Babel

18. März 2016
Kategorie: Caravaggioduft | Europa | Freiheit | Hintergrund und Schreibarbeit | Ich bin Guelfe, ich kann nicht anders | Italianità und Deutschtum | Persönliches | Philosophisches

Seine Begleiterin hatte ihn verlassen. Italo stand allein. Zwischen den Ungeheuern aus Wolkenkratzern, die Schluchten formten. Dazu die Feuerströme aus Bremslichtern, die sich in die Finsternis der Nacht ergossen. Hupen und Sirenen belauerten ihn auf der einen Seite; aggressiv blinkende Werbeschilder und aufdringliches Reklamegedudel auf der anderen; wie zwischen Scylla und Charybdis wankte er in dieser fremden Welt, die allem Natürlichem, allem Sein entbehrte – dagegen dem Künstlichen, dem Schein in seiner Vollkommenheit huldigte.

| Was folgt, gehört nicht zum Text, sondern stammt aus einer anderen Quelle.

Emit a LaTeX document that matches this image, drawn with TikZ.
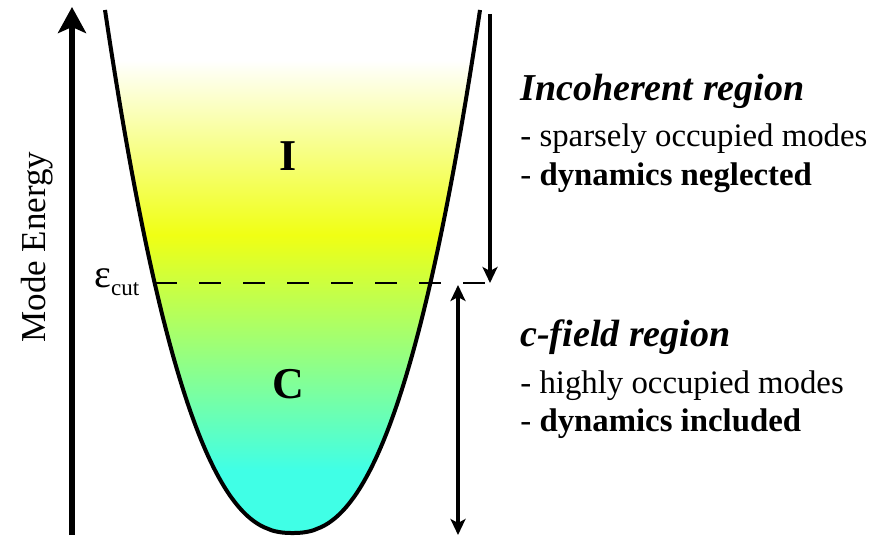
\documentclass[tikz,border=0pt]{standalone}
\usepackage{fontspec}
\setmainfont{Liberation Serif}
\usetikzlibrary{arrows.meta,positioning}
\definecolor{fillyellow}{RGB}{240,255,20}
\definecolor{fillcyan}{RGB}{64,255,230}
\pgfdeclareverticalshading{modefill}{100bp}{color(0bp)=(fillcyan); color(31bp)=(fillcyan); color(53.5bp)=(fillyellow); color(70.2bp)=(white); color(100bp)=(white)}

\begin{document}
\begin{tikzpicture}[
  x=0.5pt,
  y=-0.5pt,
  axis/.style={line width=2.8pt, -{Stealth[length=13pt,width=14pt,inset=3pt]}},
  bowl/.style={line width=2pt, shade, shading=modefill},
  cutline/.style={line width=1.2pt, dash pattern=on 11pt off 11pt},
  spanline/.style={line width=1.7pt},
  regtip/.tip={Stealth[length=8pt,width=7.5pt,inset=2pt]},
  title/.style={font=\fontsize{19}{22}\selectfont\bfseries\itshape, anchor=base west, inner sep=0pt},
  item/.style={font=\fontsize{16.4}{20}\selectfont, anchor=base west, inner sep=0pt},
  region/.style={font=\fontsize{22}{24}\selectfont\bfseries}
]
\useasboundingbox (0,0) rectangle (876,535);

\draw[bowl] plot[smooth, domain=-187.5:187.5, samples=100] ({292.5+\x},{533-523*(abs(\x)/187.5)^2.4});

\coordinate (ax0) at (72,535);
\coordinate (ax1) at (72,7);
\draw[axis] (ax0) -- (ax1);
\node[font=\fontsize{17.5}{20}\selectfont, rotate=90, anchor=base, inner sep=0pt] (ylab) at (45,247) {Mode Energy};

\coordinate (cutL) at (155,283);
\coordinate (cutR) at (490,283);
\coordinate (upT) at (490,14);
\coordinate (lowT) at (458,285);
\coordinate (lowB) at (458,535);
\draw[cutline] (cutL) -- (cutR);
\draw[spanline, -regtip] (upT) -- (cutR);
\draw[spanline, regtip-regtip] (lowT) -- (lowB);
\node[anchor=base west, inner sep=0pt] (ecut) at (94,287) {\fontsize{20}{20}\selectfont ε\raisebox{-4pt}{\fontsize{11.5}{12}\selectfont cut}};

\node[region] (regI) at (288,156) {I};
\node[region] (regC) at (288,384) {C};

\node[title] (inctitle) at (520,100) {Incoherent region};
\node[item] (inc1) at (520,146) {- sparsely occupied modes};
\node[item] (inc2) at (520,185) {- \textbf{dynamics neglected}};

\node[title] (cftitle) at (520,346) {c-field region};
\node[item] (cf1) at (520,393) {- highly occupied modes};
\node[item] (cf2) at (520,431) {- \textbf{dynamics included}};
\end{tikzpicture}
\end{document}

Seine Ledersohlen hatten unzählige Meilen beschritten. Italienische Handarbeit. Nach alter Manier. Unikate, die über den immergleichen Asphalt streiften, über die Millionsten Kopien zertretener Zigarettenstummel und zerknüllter Pappbecher, die aus überfüllten Mülleimern fielen. Schuhe, deren Schnürsenkel er gewechselt, dessen Sohlen er hatte austauschen lassen; doch blieben es immer dieselben. Kontinuität. Unvorstellbar in einem Zeitalter, das Autos, Computer und Waschmaschinen innerhalb von Jahren verschrottete. Weil alles gleich, weil alles austauschbar, weil alles relativ in einer Welt erschien, die nur noch in den Gleichungen von Materie und Wert lebte. In dem das, was man nicht fassen konnte, belanglos und bedeutungslos wurde. Mochte es die Beziehung zu Gott, zu Mitmenschen – oder einem einfachen Paar Schuhe sein, von dem man sich aus unempfindlichen Gründen nicht trennen konnte, nicht trennen wollte.

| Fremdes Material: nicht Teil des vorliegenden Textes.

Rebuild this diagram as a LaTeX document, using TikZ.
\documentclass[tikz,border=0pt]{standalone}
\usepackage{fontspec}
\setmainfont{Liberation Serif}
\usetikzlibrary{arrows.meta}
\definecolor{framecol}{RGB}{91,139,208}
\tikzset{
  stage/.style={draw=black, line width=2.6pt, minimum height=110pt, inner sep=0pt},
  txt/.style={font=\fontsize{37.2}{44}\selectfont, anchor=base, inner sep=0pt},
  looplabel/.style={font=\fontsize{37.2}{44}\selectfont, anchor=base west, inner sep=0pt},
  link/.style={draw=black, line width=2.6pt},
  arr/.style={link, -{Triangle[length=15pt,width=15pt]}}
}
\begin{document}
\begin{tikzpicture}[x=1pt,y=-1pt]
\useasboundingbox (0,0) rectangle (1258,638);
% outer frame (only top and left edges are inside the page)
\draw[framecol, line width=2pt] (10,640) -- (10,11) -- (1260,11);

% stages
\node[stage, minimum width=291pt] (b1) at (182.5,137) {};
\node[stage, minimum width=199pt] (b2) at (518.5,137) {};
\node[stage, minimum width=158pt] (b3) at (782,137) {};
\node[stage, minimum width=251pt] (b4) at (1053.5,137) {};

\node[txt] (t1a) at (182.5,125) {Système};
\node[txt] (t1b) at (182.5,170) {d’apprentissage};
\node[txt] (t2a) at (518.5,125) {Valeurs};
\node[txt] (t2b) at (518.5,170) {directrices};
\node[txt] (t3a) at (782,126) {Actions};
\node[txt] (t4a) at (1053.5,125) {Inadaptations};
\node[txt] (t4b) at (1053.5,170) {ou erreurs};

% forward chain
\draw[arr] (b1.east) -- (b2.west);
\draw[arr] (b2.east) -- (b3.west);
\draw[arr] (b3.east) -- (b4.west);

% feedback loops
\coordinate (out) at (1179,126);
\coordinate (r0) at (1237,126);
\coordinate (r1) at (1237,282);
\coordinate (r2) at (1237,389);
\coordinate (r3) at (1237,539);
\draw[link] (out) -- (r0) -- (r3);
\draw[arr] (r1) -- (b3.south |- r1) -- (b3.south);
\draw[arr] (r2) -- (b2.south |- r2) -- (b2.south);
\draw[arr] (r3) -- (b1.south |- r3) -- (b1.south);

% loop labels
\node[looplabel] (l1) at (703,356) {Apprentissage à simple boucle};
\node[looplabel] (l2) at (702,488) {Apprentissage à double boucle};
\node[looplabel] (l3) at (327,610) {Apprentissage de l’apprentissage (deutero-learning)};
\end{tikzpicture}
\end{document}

Das war das Grundprinzip der Liebe. Unerklärlichkeit. Was man aber nicht erklären konnte, nicht zu definieren vermochte, was kein Maß, keinen Preis, keine Masse hatte, musste grundsätzlich infrage gestellt werden. Schönheit war eine Facette dieser Vorstellung. In der Architektur herrschte nicht mehr die Klarheit der Renaissance, nicht der Prunk des Barock oder die Verspieltheit des Rokoko eine Rolle – sondern reine Effektivität.

Italo hatte sich bis zu diesem Tag nicht vorstellen können, welche Monster der Mensch erschuf, wenn er nur genügend Glas, Stahlbeton und ein Geodreieck miteinander kombinierte. Einst hatte man die Architektur zu den Künsten gezählt – gleich der Bildhauerei, Malerei und Musik. Aber da niemand Kunst definieren konnte, hatte auch sie sich dem Erklärlichen, dem Materiellen, der Logik und dem Nützlichen unterordnen müssen.

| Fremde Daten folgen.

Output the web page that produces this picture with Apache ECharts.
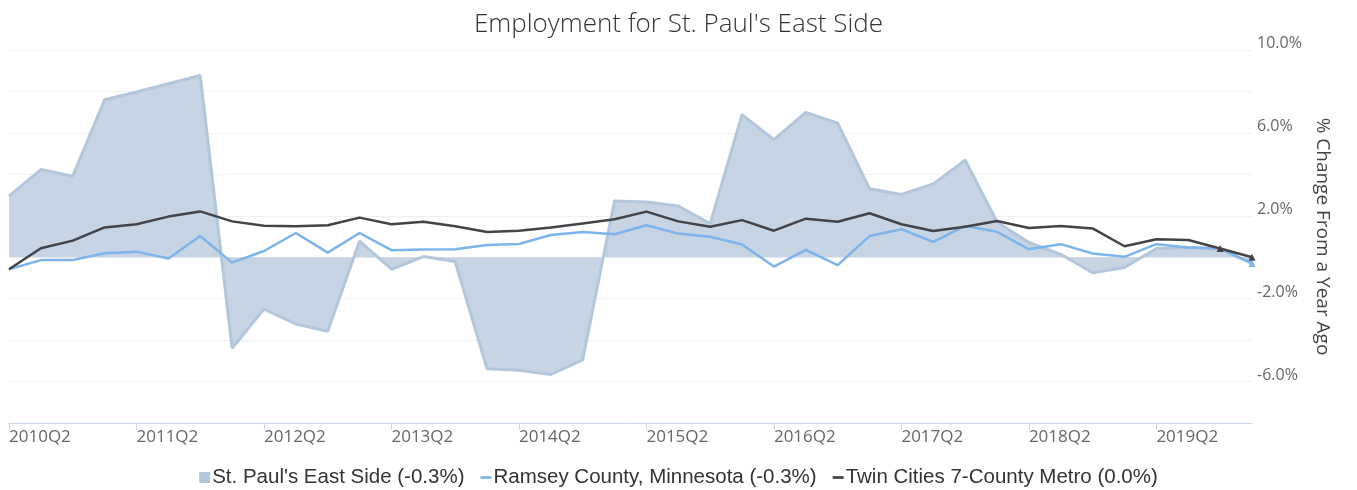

Wo die Unterschiede verwelkten, wucherte das Unkraut des Relativismus. Dieser Ort war die Unheilige Hauptstadt dieser Religion. Dasselbe chinesische Restaurant, dasselbe pakistanische Kopiergeschäft, die ungezählte, sisyphos’sche Wiederholung einer amerikanischen Fastfood-Kette. Diese Stadt war so gleich und so wiederholend zugleich, dass sie den Charakter aller Städte besaß, ohne eine eigene Stadt zu sein; sie besaß den Klang und den Geruch aller Metropolen der Welt, weshalb die Einfältigen glaubten, dass sie abwechslungsreich, lebendig und unverwechselbar war; doch gerade weil sie alles vereinte, weil sie ihre Identität abgelegt hatte, besaß sie keinen eigenen Geruch, keinen eigenen Klang, keine eigene Persönlichkeit. Die Stadt hatte sich selbst aufgegeben, um groß zu sein. So, wie sich das britische Empire seines englischen Handelssinns entledigt hatte, um zu herrschen; so, wie viele Menschen sich verstellten oder ihre eigene Meinung zugunsten der anderer ablegten, um Karriere zu machen. Entkernt und völlig von sich selbst befreit, ging alles unter im Meer der ewig gleichen Masse: bis auch der letzte Winkel der Welt so aussah wie diese Stadt, mit denselben Filialen, derselben Architektur, demselben Völkergemisch, denselben Eindrücken und – denselben Gedanken. Das alles unter dem Banner der Individualität und Freiheit.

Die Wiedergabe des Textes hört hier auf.